Baby Teeth – Tiny in Size but Big in Importance! Part 2


This is the second part of ‘Baby Teeth – Tiny in Size but Big in Importance!’, to read part 1 of this article and for information on babies and younger toddlers, click here

Age Two

At around the age of 18 months – 2 years of age, you can start using a tiny smear of baby fluoride toothpaste with an age appropriate baby toothbrush on your toddler twice a day.  Help and supervision is needed until about 8 years of age as they do not have the manual dexterity yet to clean all areas of their teeth.  Make tooth brushing time a fun time and part of their daily routine.  Singing brushing songs to their favourite tunes such as Twinkle, twinkle Little Star will encourage them to make this a habit.  Regular 6 month visits to your dentist should be scheduled from now.

  • Brush in front of a mirror
  • Angle their soft brush towards the gums and move the brush in gentle circles to clean the outer and inner sides of the teeth
  • Lift the lips to reach the gum line
  • Gently brush the chewing surfaces
  • Encourage them to brush without swallowing and to spit out the toothpaste.

 

School age children

At this age your child can be using regular adult fluoride toothpaste, albeit only a small amount! Some supervision is still required until the age of around eight even if it is just finishing the clean for them.  Regular dentist visits are important.  The dentist may recommend fissure sealants which are thin plastic coatings that bond to the chewing surface to stop plaque forming in the grooves of teeth to prevent decay.  They are simple and quick and cause little discomfort or pain to your child.

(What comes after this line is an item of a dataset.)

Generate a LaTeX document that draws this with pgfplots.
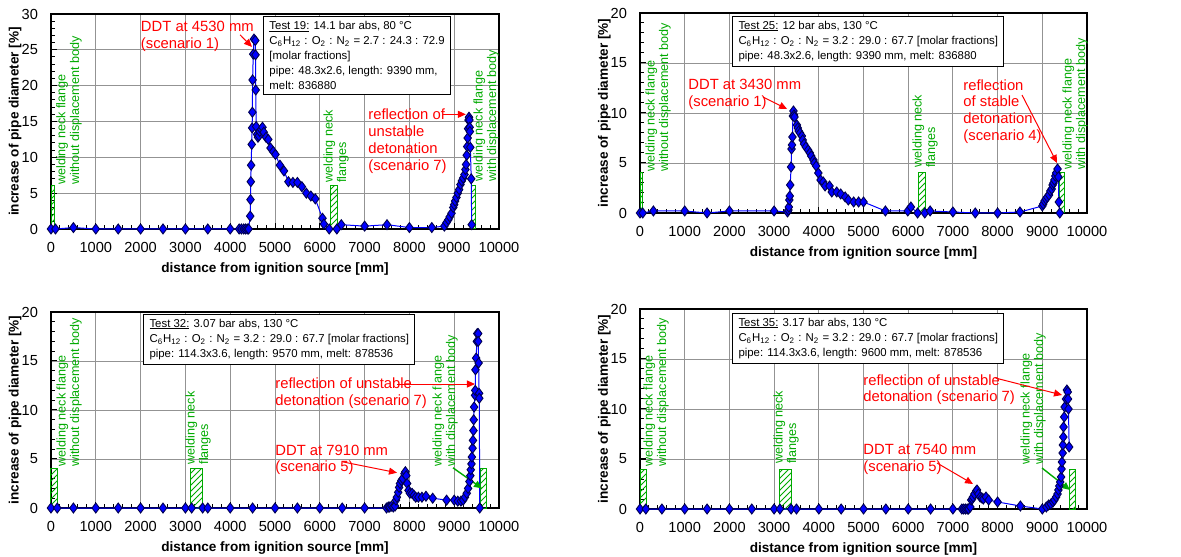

Tooth decay, or ‘caries’ is to be avoided or, at the very least, treated immediately.  Plaque on teeth is bacteria and it feeds on sugars in food and drinks.  It produces an acid that damages the surface of the teeth.  The longer the tooth decay is left untreated the more likely your child will develop pain and discomfort. Anxiety at dental visits can happen as they will associate going to the dentist with pain, and more expensive treatment may be required.  The first sign of tooth decay is discolouration, with brown spots on the teeth or a dull white band along the gum line.  The gums can also appear red and swollen.  A visit to the dentist every six months in addition to brushing and flossing at home, and drinking only water between meals goes a long way to avoid this problem.  Prevention is better than a cure!